[Entries with chart source code]
---+---
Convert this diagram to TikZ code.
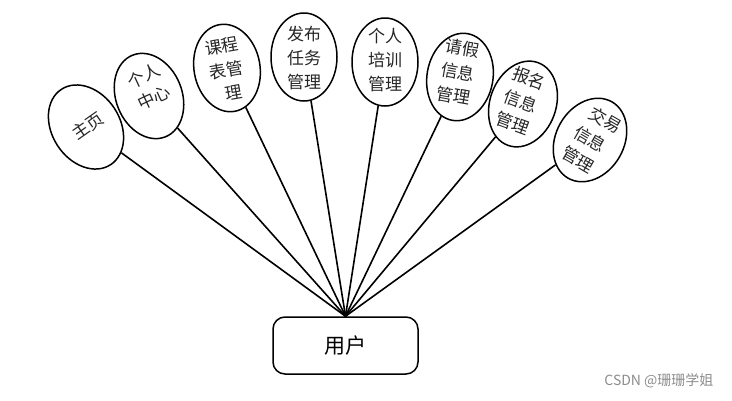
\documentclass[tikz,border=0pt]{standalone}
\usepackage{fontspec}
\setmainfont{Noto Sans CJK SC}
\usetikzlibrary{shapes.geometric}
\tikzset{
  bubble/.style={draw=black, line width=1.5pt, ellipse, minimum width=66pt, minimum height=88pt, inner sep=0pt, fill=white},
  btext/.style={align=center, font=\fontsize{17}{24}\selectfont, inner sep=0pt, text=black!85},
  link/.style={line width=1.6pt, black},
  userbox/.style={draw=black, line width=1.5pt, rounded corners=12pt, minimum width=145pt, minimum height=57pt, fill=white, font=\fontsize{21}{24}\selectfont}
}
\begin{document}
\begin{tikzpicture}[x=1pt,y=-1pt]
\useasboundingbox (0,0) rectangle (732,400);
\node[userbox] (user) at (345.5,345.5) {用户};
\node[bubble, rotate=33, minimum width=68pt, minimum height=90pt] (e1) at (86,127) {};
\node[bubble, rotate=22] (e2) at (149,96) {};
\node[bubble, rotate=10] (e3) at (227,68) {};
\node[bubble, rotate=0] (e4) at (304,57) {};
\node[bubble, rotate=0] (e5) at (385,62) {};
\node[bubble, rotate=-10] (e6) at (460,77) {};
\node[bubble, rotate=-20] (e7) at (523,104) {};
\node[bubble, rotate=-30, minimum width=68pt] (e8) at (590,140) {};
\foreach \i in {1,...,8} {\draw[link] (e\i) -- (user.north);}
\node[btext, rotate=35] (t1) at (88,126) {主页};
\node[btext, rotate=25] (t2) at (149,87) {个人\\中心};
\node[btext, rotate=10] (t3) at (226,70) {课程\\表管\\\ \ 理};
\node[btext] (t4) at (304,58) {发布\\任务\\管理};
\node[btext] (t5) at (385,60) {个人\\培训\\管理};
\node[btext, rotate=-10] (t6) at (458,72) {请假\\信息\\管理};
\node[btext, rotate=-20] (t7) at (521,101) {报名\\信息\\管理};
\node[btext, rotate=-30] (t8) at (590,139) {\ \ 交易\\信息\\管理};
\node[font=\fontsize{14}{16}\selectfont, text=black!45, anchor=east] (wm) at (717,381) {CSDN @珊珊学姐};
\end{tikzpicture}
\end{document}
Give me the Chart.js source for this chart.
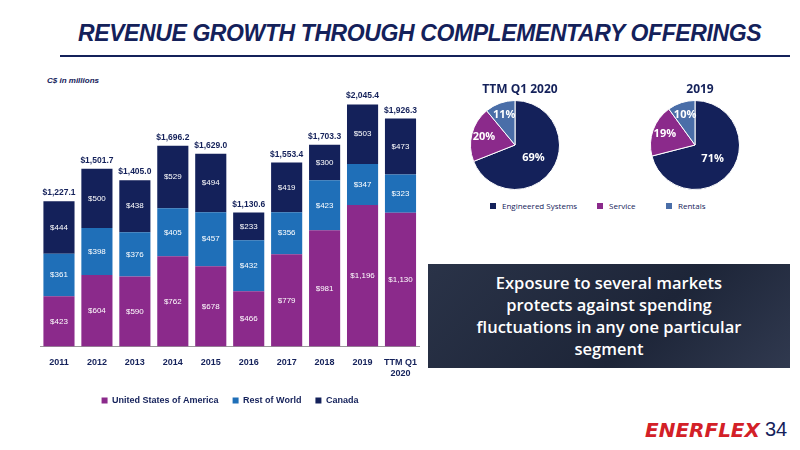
---+---
● **Short task**:
Point out every line holding the string "this" and copy it.

● **Exercise output**:
Convert this diagram to TikZ code.
Give me the Chart.js source for this chart.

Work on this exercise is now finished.